Saturday, January 07, 2017

How to Devastate American Hunting and Fishing


From Field & Stream magazine comes this instruction sheet on how to devastate American hunting and fishing for all time :

Transferring control of Federal lands would devastate hunting and fishing. The recent movement to do away with the concept of federal lands has nothing to do with freedom. It’s just the opposite — and would change hunting and fishing as we know it...

There is... a carefully crafted movement under way to rob Americans of their public lands.
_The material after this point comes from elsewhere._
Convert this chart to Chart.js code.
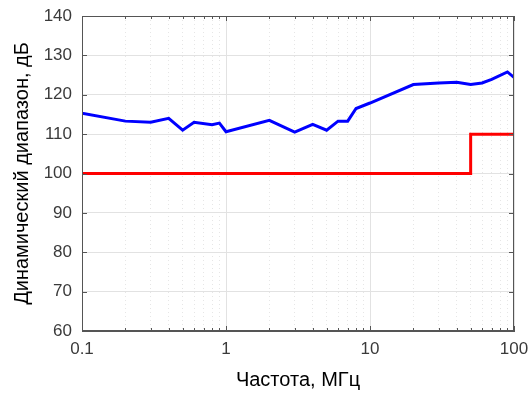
<!DOCTYPE html>
<html>
<head>
<meta charset="utf-8">
<script src="https://cdn.jsdelivr.net/npm/chart.js@4/dist/chart.umd.min.js"></script>
<style>
  html, body { margin: 0; padding: 0; background: #fff; }
  canvas { display: block; }
</style>
</head>
<body>
<canvas id="range-chart" width="532" height="395"></canvas>
<script>
// measured dynamic range vs frequency
const freqMHz = [0.1, 0.2, 0.3, 0.4, 0.5, 0.6, 0.8, 0.9, 1, 2, 3, 4, 5, 6, 7, 8, 10, 20, 30, 40, 50, 60, 70, 90, 100];
const dynRange = [115.3, 113.3, 113.0, 114.0, 111.0, 113.0, 112.4, 112.8, 110.6, 113.5, 110.5, 112.5, 111.0, 113.3, 113.3, 116.5, 117.9, 122.6, 123.0, 123.2, 122.6, 123.0, 123.9, 125.8, 124.4];

// required level (step at 50 MHz)
const limitFreq = [0.1, 50, 50, 100];
const limitLevel = [100, 100, 110, 110];

const xTickValues = [0.1, 0.2, 0.3, 0.4, 0.5, 0.6, 0.7, 0.8, 0.9, 1, 2, 3, 4, 5, 6, 7, 8, 9, 10, 20, 30, 40, 50, 60, 70, 80, 90, 100];
const yTickValues = [60, 70, 80, 90, 100, 110, 120, 130, 140];

const isDecade = v => Math.abs(Math.log10(v) - Math.round(Math.log10(v))) < 1e-9;
const toPoints = (xs, ys) => xs.map((x, i) => ({ x: x, y: ys[i] }));

// box around the plot plus inward tick marks on all four sides
const axesBox = {
  id: 'axesBox',
  afterDatasetsDraw(chart) {
    const { ctx, chartArea: a, scales: { x, y } } = chart;
    ctx.save();
    ctx.strokeStyle = '#555';
    ctx.lineWidth = 1;
    ctx.strokeRect(Math.round(a.left) + 0.5, Math.round(a.top) + 0.5,
      Math.round(a.right - a.left) - 1, Math.round(a.bottom - a.top) - 1);
    ctx.beginPath();
    x.ticks.forEach(t => {
      const px = Math.round(x.getPixelForValue(t.value)) + 0.5;
      const len = isDecade(t.value) ? 5 : 3;
      ctx.moveTo(px, a.bottom); ctx.lineTo(px, a.bottom - len);
      ctx.moveTo(px, a.top); ctx.lineTo(px, a.top + len);
    });
    y.ticks.forEach(t => {
      const py = Math.round(y.getPixelForValue(t.value)) + 0.5;
      ctx.moveTo(a.left, py); ctx.lineTo(a.left + 5, py);
      ctx.moveTo(a.right, py); ctx.lineTo(a.right - 5, py);
    });
    ctx.stroke();
    ctx.restore();
  }
};

const ctx = document.getElementById('range-chart');
const rangeChart = new Chart(ctx, {
  type: 'scatter',
  data: {
    datasets: [{
      label: 'Динамический диапазон',
      data: toPoints(freqMHz, dynRange),
      showLine: true,
      borderColor: '#0000ff',
      borderWidth: 3,
      pointRadius: 0,
      tension: 0
    }, {
      label: 'Требование',
      data: toPoints(limitFreq, limitLevel),
      showLine: true,
      borderColor: '#ff0000',
      borderWidth: 3,
      pointRadius: 0,
      tension: 0
    }]
  },
  options: {
    responsive: false,
    animation: false,
    layout: { padding: 0 },
    plugins: {
      legend: { display: false },
      tooltip: { enabled: false }
    },
    scales: {
      x: {
        type: 'logarithmic',
        min: 0.1,
        max: 100,
        afterBuildTicks: scale => {
          scale.ticks = xTickValues.map(v => ({ value: v }));
        },
        afterFit: scale => {
          scale.height = 64;
          scale.paddingLeft = 0;
          scale.paddingRight = 18;
        },
        ticks: {
          autoSkip: false,
          maxRotation: 0,
          padding: 8,
          color: '#3a3a3a',
          font: { family: 'Liberation Sans, Arial, sans-serif', size: 17 },
          callback: v => isDecade(v) ? String(v) : ''
        },
        grid: {
          drawTicks: false,
          lineWidth: 1,
          color: c => c.tick && isDecade(c.tick.value) ? '#e2e2e2' : '#e6e6e6'
        },
        border: {
          display: true,
          color: '#555',
          dash: c => c.tick && isDecade(c.tick.value) ? [] : [1, 3]
        },
        title: {
          display: true,
          text: 'Частота, МГц',
          color: '#000',
          padding: { top: 0, bottom: 3 },
          font: { family: 'Liberation Sans, Arial, sans-serif', size: 20 }
        }
      },
      y: {
        min: 60,
        max: 140,
        afterBuildTicks: scale => {
          scale.ticks = yTickValues.map(v => ({ value: v }));
        },
        afterFit: scale => {
          scale.width = 82;
          scale.paddingTop = 16;
          scale.paddingBottom = 0;
        },
        ticks: {
          padding: 10,
          color: '#3a3a3a',
          font: { family: 'Liberation Sans, Arial, sans-serif', size: 17 }
        },
        grid: {
          drawTicks: false,
          lineWidth: 1,
          color: '#e2e2e2'
        },
        border: { display: true, color: '#555' },
        title: {
          display: true,
          text: 'Динамический диапазон, дБ',
          color: '#000',
          padding: { top: 10, bottom: 0 },
          font: { family: 'Liberation Sans, Arial, sans-serif', size: 20 }
        }
      }
    }
  },
  plugins: [axesBox]
});
</script>
</body>
</html>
It’s a movement led not by armed and ranting men decked out in militia getups, nor the Ammon Bundy types in their cowboy hats, but by soft-handed politicians in business attire, dreaming of riches and a transformation of our country that will bring us into line with the rest of a crowded world where only the elite and the very lucky have access to wildlife, open spaces, rivers and lakes, and the kind of freedom that we have for so long taken for granted.
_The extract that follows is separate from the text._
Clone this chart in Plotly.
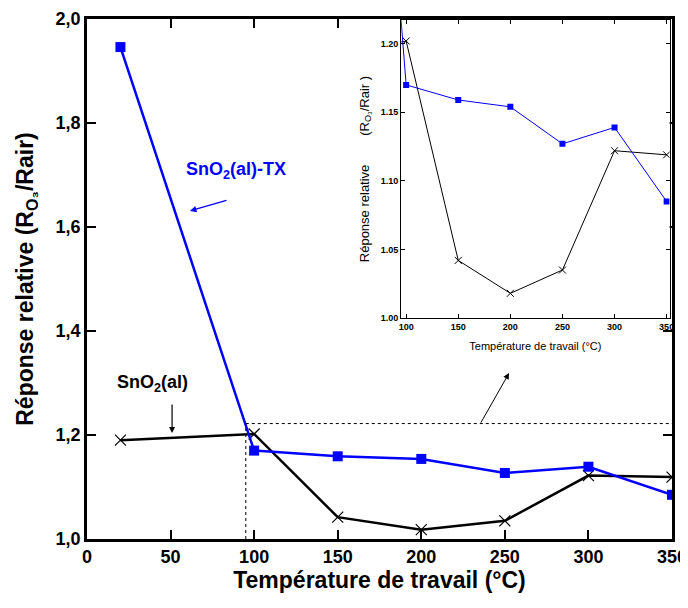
import plotly.graph_objects as go

temps = [20, 100, 150, 200, 250, 300, 350]
sno2_al = [1.190, 1.202, 1.042, 1.018, 1.035, 1.122, 1.119]
sno2_al_tx = [1.946, 1.170, 1.159, 1.154, 1.127, 1.139, 1.085]

main_x_ticks = [0, 50, 100, 150, 200, 250, 300, 350]
main_y_ticks = [1.0, 1.2, 1.4, 1.6, 1.8, 2.0]
main_y_labels = ["1,0", "1,2", "1,4", "1,6", "1,8", "2,0"]
inset_x_ticks = [100, 150, 200, 250, 300, 350]
inset_y_ticks = [1.00, 1.05, 1.10, 1.15, 1.20]
inset_y_labels = ["1.00", "1.05", "1.10", "1.15", "1.20"]

FONT = "Arial, Liberation Sans, sans-serif"
BLUE = "#0000ff"

fig = go.Figure()

# main traces
fig.add_trace(go.Scatter(x=temps, y=sno2_al, mode="lines+markers",
                         line=dict(color="black", width=2.5),
                         marker=dict(symbol="x-thin", size=11, line=dict(color="black", width=1.2)),
                         xaxis="x", yaxis="y", showlegend=False))
fig.add_trace(go.Scatter(x=temps, y=sno2_al_tx, mode="lines+markers",
                         line=dict(color=BLUE, width=2.5),
                         marker=dict(symbol="square", size=10, color=BLUE),
                         xaxis="x", yaxis="y", showlegend=False))
# inset traces
fig.add_trace(go.Scatter(x=temps, y=sno2_al, mode="lines+markers",
                         line=dict(color="black", width=1),
                         marker=dict(symbol="x-thin", size=7, line=dict(color="black", width=1)),
                         xaxis="x2", yaxis="y2", showlegend=False))
fig.add_trace(go.Scatter(x=temps, y=sno2_al_tx, mode="lines+markers",
                         line=dict(color=BLUE, width=1),
                         marker=dict(symbol="square", size=6, color=BLUE),
                         xaxis="x2", yaxis="y2", showlegend=False))

axis_common = dict(showgrid=False, zeroline=False, showline=True, linecolor="black",
                   mirror="ticks", ticks="inside", tickcolor="black", automargin=False)

fig.update_layout(
    width=680, height=600,
    margin=dict(l=79, r=16, t=11, b=69),
    paper_bgcolor="white", plot_bgcolor="white",
    font=dict(family=FONT, color="black"),
    xaxis=dict(**axis_common, domain=[0, 1], range=[0, 350], tickvals=main_x_ticks,
               linewidth=2.5, ticklen=9, tickwidth=2,
               tickfont=dict(size=18, weight="bold", family=FONT),
               title=dict(text="Température de travail (°C)", standoff=6,
                          font=dict(size=23, weight="bold", family=FONT))),
    yaxis=dict(**axis_common, domain=[0, 1], range=[1.0, 2.0], tickvals=main_y_ticks,
               ticktext=main_y_labels,
               linewidth=2.5, ticklen=9, tickwidth=2,
               tickfont=dict(size=18, weight="bold", family=FONT),
               title=dict(text="Réponse relative (R<sub>O₃</sub>/Rair)", standoff=16,
                          font=dict(size=23, weight="bold", family=FONT))),
    xaxis2=dict(**axis_common, domain=[0.537, 0.996], range=[95.2, 352.9],
                anchor="y2", tickvals=inset_x_ticks,
                linewidth=1, ticklen=4, tickwidth=1,
                tickfont=dict(size=9, weight="bold", family=FONT),
                title=dict(text="Température de travail (°C)", standoff=11,
                           font=dict(size=11, family=FONT))),
    yaxis2=dict(**axis_common, domain=[0.425, 0.998], range=[1.0, 1.2173],
                anchor="x2", tickvals=inset_y_ticks, ticktext=inset_y_labels,
                linewidth=1, ticklen=4, tickwidth=1,
                tickfont=dict(size=9, weight="bold", family=FONT),
                title=dict(text="Réponse relative&nbsp;&nbsp;&nbsp;&nbsp;&nbsp;&nbsp;&nbsp;&nbsp;(R<sub>O₃</sub>/Rair )",
                           standoff=8, font=dict(size=13, family=FONT))),
)

# dotted zoom region in main plot
fig.add_shape(type="line", xref="x", yref="y", x0=95, x1=95, y0=1.0, y1=1.222,
              line=dict(color="black", width=1, dash="dot"))
fig.add_shape(type="line", xref="x", yref="y", x0=95, x1=350, y0=1.222, y1=1.222,
              line=dict(color="black", width=1, dash="dot"))

# labels and arrows
fig.add_annotation(xref="x", yref="y", x=89, y=1.708, text="<b>SnO<sub>2</sub>(al)-TX</b>",
                   showarrow=False, font=dict(size=18, color=BLUE, family=FONT))
fig.add_annotation(xref="x", yref="y", x=61.6, y=1.631, text="", showarrow=True,
                   ax=38, ay=-11, arrowhead=2, arrowsize=1, arrowwidth=1.3, arrowcolor=BLUE)
fig.add_annotation(xref="x", yref="y", x=39, y=1.300, text="<b>SnO<sub>2</sub>(al)</b>",
                   showarrow=False, font=dict(size=18, color="black", family=FONT))
fig.add_annotation(xref="x", yref="y", x=50.9, y=1.204, text="", showarrow=True,
                   ax=0, ay=-30, arrowhead=2, arrowsize=1, arrowwidth=1.2, arrowcolor="black")
fig.add_annotation(xref="x", yref="y", x=252.5, y=1.319, text="", showarrow=True,
                   ax=-29, ay=51, arrowhead=2, arrowsize=1.2, arrowwidth=1, arrowcolor="black")

fig.write_html("out.html")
Randy Newberg, one of America’s most outspoken public-land ­hunter-­conservationists, points out that transferring control of public lands to the states, or to private hands, is not a political issue—it’s an American issue. “So many people I talk with just don’t seem to know what is at stake,” says Newberg. “The idea of our public lands, in public hands, is one of the greatest contributions that America ever gave to the world—that we the people are invested in our own lands. It’s part of our democracy, and it is exactly what gave birth to the American conservation movement that made us the envy of the world.”

... The repercussions [of states being given federal land] would have included the most radical expansion of state government in history to deal with the administration of such marginally productive lands, as well as increased taxes to support it, grazing fees that would rise as much as tenfold, and finally, the inevitable sell-off of most of the lands to private interests that would almost certainly not include the Sagebrush Rebels. It would actually mean the end of small-scale ranching in the arid West.

The precedents then were as clear as spring water—and they are just as clear today:

  • Nevada was given 2.7 million acres of federal land when it became a state in 1864. All but 3,000 acres of that has been sold off.
  • Utah has already sold more than 50 percent of the lands granted to it at statehood.
  • Idaho has sold off 41 percent of its state lands since gaining statehood in 1890, which equates to 13,500 acres per year going into private hands.
  • And the history of land under state ownership is not good. A report by Backcountry Hunters & Anglers, a national sportsmen’s conservation group, cites these figures:
  • In Colorado, only 20 percent of state trust lands are open to the public for hunting and fishing.
  • To help ease budget woes in Wisconsin, the state is currently in the process of selling off 10,000 acres of state-owned land.
  • In Oregon, as timber revenue from it has declined, the state has been forced to auction off the 92,000-acre Elliot State Forest. Oregon was originally granted 3.4 million acres and has only 776,000 acres left.
  • In Idaho, a European-esque hunt club has leased state land for exclusive hunting rights.

... The new leaders of the so-called “divestiture movement” are not ranchers, at least not in the conventional sense. They are inspired by the work of theorists and political appointees...

“The difference between the land grabbers today and in past years is that they are much more organized than ever before. There is a lot more money behind them than there ever has been,” says Land Tawney, the executive director of Backcountry Hunters & Anglers.

The public lands that were once viewed as useless have now attained fantastic value, on a planet of 7.3 billion people, in the ­fastest- growing developed nation on earth. Dramatic, huge-scale private land holdings across the nation have become the norm, from the recent purchase of 330,000 acres of ranchland in the Missouri Breaks of Montana by the Texas-based Wilks brothers, to Ted Turner’s 2 million acres, the Koch brothers’ 200,000- acre Montana ranch, or the Mormon Church’s ownership of 650,000 acres in Florida and a 201,000-acre ranch along the Wyoming-Utah border. There is little doubt that there would be a huge demand for U.S. public lands, both from our own wealthy residents, from investors, and from ­resource- ­stressed nations like Saudi Arabia and China.

Basic natural resources are most at risk. “Think about the water we’d lose access to if these lands were privatized—70 percent of the headwaters of our streams and rivers in the West are on public lands,” Tawney says. “That is why the lands were set aside in the first place. We knew that under federal management we’d be able to harvest timber and still protect the water resources. With private ownership, there was no guarantee.”

And “no guarantee” applies to hunting and fishing, too, Tawney says. “The transfer of these lands to state control would change American hunting forever. State lands have an entirely different set of rules for management. And private lands are mostly not accessible for the average hunter. The experiment, unique to our country, where the fish and wildlife and the public lands belong to the people, well, that would be the end of that.”